ITEMS:
_____
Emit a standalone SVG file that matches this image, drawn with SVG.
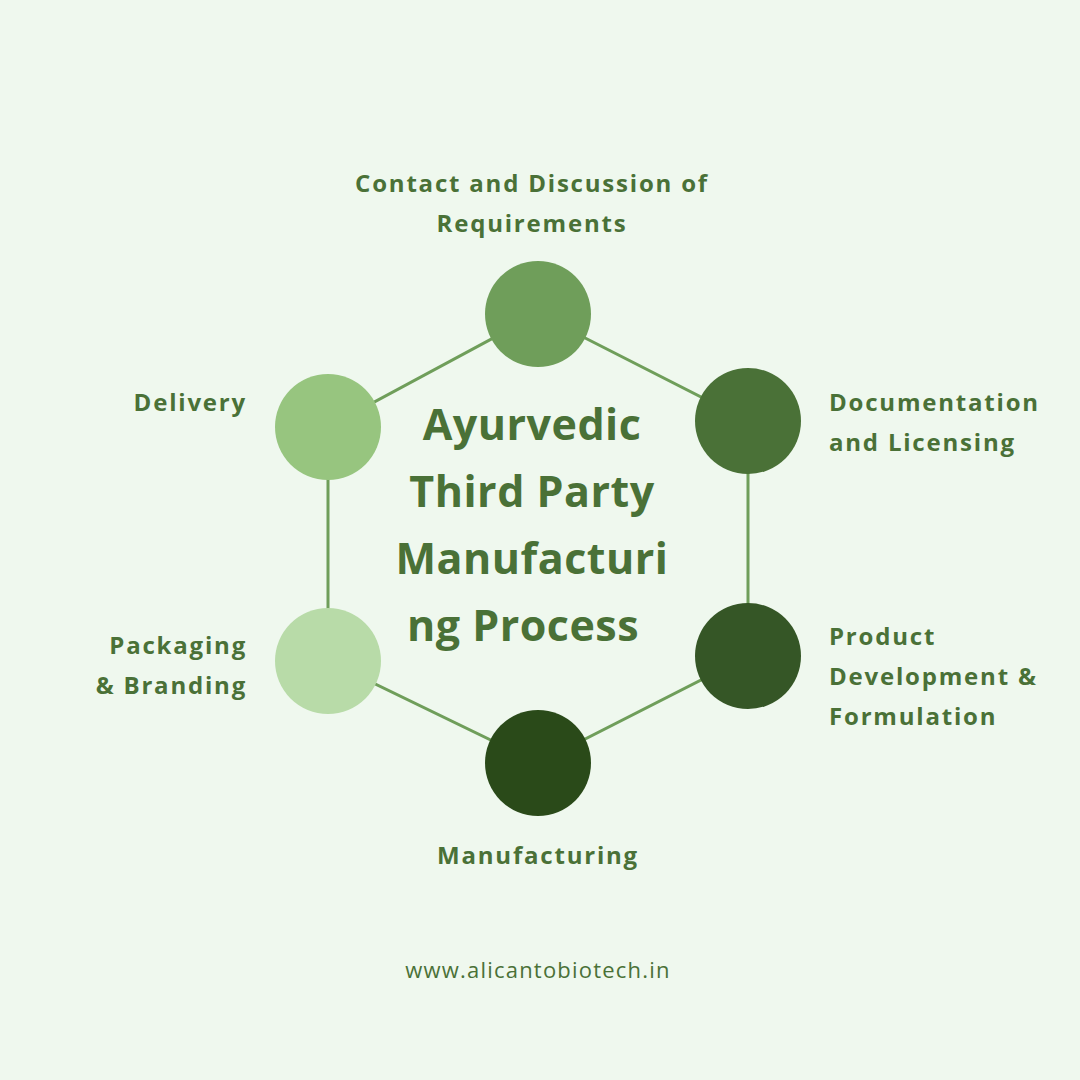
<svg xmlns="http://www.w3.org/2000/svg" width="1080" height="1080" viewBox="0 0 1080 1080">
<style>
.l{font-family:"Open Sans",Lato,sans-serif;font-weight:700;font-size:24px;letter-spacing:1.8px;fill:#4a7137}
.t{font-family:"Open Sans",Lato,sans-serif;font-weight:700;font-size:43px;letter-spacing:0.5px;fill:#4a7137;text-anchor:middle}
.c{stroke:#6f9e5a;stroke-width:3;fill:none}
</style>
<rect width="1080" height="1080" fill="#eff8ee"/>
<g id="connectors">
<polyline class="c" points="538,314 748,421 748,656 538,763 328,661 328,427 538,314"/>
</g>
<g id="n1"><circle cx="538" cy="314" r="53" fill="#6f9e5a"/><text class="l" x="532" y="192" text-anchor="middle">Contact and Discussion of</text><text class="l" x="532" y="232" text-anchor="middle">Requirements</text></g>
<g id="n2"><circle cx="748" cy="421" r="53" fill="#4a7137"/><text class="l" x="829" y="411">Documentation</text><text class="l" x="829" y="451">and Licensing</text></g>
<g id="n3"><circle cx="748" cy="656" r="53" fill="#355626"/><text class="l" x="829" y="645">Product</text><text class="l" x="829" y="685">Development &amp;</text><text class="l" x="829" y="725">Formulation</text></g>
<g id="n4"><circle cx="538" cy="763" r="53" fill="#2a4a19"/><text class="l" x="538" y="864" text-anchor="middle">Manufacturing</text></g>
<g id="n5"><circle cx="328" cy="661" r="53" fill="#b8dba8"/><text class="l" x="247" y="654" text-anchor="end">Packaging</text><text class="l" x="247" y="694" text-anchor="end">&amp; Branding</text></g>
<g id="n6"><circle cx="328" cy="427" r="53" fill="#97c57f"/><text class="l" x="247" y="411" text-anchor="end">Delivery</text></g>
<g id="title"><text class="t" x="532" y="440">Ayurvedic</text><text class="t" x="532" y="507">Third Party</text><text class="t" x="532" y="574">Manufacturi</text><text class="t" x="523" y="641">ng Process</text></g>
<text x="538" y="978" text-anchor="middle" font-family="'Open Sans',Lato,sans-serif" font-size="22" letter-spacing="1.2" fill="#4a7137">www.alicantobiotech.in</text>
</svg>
_____
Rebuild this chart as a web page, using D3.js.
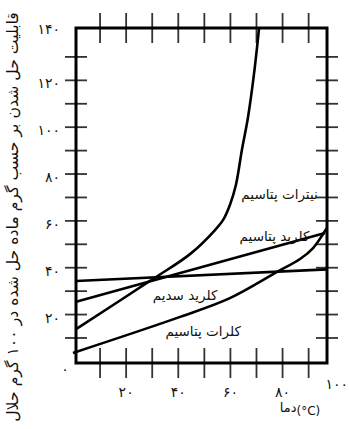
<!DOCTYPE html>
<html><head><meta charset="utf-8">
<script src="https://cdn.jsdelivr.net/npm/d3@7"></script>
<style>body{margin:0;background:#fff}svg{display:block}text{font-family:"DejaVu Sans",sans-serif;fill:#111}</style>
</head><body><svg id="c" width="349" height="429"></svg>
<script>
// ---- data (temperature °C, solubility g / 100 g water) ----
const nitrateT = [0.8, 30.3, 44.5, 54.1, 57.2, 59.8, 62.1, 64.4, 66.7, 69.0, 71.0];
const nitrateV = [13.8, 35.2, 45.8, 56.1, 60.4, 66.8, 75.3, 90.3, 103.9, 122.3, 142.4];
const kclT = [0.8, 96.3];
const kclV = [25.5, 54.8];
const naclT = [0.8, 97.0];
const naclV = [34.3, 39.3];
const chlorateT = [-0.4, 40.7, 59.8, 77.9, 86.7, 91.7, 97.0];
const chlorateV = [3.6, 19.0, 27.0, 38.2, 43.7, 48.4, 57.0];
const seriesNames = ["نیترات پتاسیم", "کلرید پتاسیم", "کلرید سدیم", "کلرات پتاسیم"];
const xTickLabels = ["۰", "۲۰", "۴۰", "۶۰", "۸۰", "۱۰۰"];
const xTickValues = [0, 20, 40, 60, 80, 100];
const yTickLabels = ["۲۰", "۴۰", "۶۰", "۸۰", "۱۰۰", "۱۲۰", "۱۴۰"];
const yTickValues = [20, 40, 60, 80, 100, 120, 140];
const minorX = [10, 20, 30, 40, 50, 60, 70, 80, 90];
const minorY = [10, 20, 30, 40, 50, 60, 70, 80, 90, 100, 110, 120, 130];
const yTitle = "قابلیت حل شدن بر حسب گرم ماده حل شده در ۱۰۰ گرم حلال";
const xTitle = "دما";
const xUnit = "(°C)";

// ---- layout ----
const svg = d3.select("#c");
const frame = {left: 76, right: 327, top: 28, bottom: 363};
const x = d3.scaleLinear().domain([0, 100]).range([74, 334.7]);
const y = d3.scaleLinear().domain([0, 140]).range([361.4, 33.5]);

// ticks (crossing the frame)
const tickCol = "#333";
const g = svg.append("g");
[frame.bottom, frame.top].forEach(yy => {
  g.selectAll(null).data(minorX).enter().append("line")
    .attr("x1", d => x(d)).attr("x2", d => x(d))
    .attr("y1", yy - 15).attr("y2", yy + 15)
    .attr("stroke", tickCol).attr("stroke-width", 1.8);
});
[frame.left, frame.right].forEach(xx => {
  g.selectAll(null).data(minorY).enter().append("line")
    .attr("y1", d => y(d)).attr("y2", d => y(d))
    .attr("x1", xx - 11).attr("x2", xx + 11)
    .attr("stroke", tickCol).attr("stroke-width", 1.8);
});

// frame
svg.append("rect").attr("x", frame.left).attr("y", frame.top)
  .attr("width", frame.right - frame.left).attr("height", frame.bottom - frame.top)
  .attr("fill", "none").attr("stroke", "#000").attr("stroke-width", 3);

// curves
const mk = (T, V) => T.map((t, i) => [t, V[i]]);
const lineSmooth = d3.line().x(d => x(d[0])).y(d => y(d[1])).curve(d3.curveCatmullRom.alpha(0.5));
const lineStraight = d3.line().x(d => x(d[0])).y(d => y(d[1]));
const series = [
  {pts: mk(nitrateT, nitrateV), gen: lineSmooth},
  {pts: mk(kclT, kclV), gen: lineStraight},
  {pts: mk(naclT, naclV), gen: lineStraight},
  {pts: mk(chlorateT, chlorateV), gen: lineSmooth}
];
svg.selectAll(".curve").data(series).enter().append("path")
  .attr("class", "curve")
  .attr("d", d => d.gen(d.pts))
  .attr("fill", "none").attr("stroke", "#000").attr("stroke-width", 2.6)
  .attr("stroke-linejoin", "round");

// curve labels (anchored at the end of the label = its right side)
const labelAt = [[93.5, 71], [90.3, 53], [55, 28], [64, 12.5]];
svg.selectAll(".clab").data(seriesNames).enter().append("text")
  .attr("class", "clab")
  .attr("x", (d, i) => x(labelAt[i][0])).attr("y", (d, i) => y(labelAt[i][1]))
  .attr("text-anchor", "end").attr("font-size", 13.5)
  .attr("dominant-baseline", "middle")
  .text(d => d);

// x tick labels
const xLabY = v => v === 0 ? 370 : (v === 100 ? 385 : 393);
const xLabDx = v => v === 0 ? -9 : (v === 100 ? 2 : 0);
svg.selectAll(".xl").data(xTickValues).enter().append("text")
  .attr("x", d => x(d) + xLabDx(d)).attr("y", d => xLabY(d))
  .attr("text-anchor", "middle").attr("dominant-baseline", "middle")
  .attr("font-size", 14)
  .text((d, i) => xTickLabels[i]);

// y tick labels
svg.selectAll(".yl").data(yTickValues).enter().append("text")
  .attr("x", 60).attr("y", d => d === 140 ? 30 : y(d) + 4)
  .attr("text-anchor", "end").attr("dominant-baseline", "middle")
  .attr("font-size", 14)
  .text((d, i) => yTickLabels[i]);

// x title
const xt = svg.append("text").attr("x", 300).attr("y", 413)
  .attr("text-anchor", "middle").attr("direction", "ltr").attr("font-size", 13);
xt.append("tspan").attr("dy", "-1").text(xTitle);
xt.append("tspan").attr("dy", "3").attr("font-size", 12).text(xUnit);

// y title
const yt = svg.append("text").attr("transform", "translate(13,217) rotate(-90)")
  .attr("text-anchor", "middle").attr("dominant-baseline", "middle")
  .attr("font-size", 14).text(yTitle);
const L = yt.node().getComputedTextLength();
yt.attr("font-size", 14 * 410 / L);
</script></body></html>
_____
WHAT YOU WILL DO: Give the count of lines containing "this", with no added text.

WRITTEN ANSWER: 2